The standards will require the most common light bulbs to produce about 125 lumens per watt, up from the current requirement of 45 lumens per watt. A common “60-watt equivalent” bulb—one that produces the same amount of light as an incandescent bulb using 60 watts—will need to use no more than 6.5 watts. Many LED bulbs today use 8 to 10 watts, while compact fluorescents—which are now rarely sold—often use about 13 watts.  

Major light bulb manufacturers largely supported the standards that were adopted in today’s final rule.  

DOE last updated light bulb standards in 2022 with two key rules that ensured common bulbs—including pear-shaped bulbs, reflector bulbs used in recessed and track lighting, candle-shaped bulbs used in wall fixtures and other decorative light fixtures, and globe-shaped bulbs often installed in bathrooms—would produce at least 45 lumens per watt.  

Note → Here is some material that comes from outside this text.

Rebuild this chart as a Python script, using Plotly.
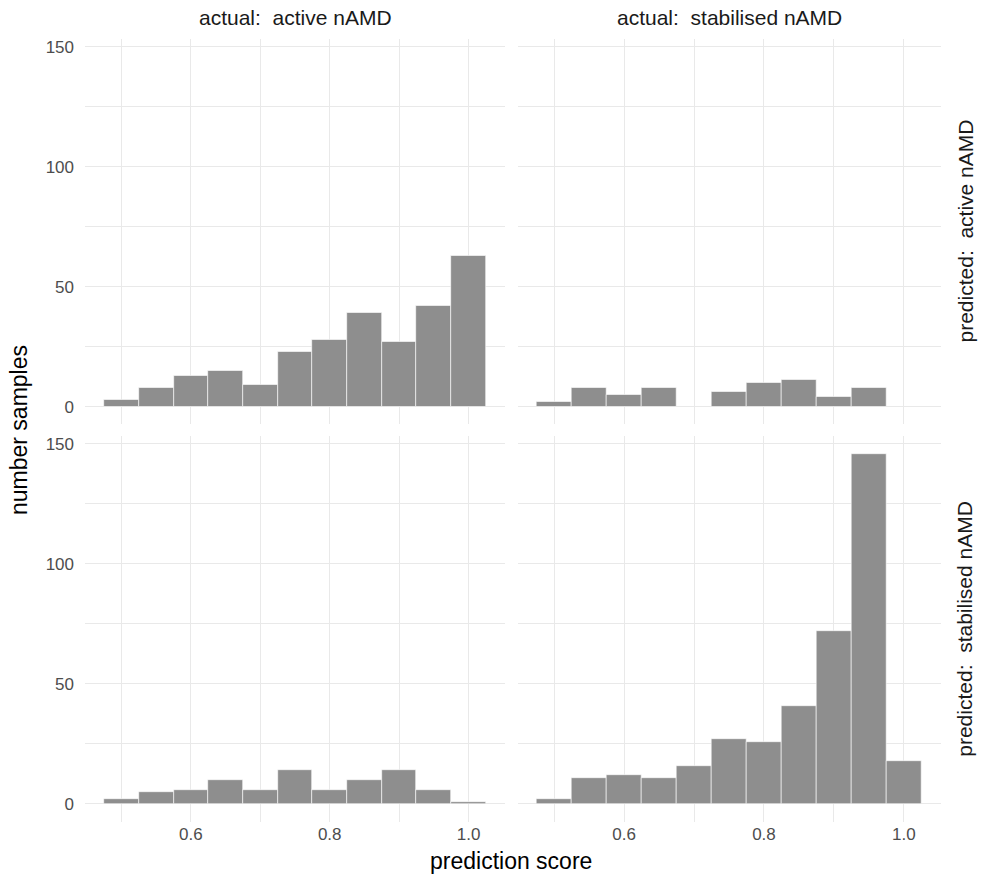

Federal standards still permit fluorescent lighting for some bulb types, including the four-foot tubes often seen in garages and offices. Since 2021, eight states have enacted laws to phase out sales of fluorescent bulbs because of their mercury content.  

The new standards will take effect in 2028.  


The Appliance Standards Awareness Project (ASAP) advocates for appliance, equipment, and lighting standards that cut planet-warming emissions and other air pollution, save water, and reduce economic and environmental burdens for low- and moderate-income households. ASAP’s steering committee includes representatives from environmental and efficiency nonprofits, consumer groups, the utility sector, and state government.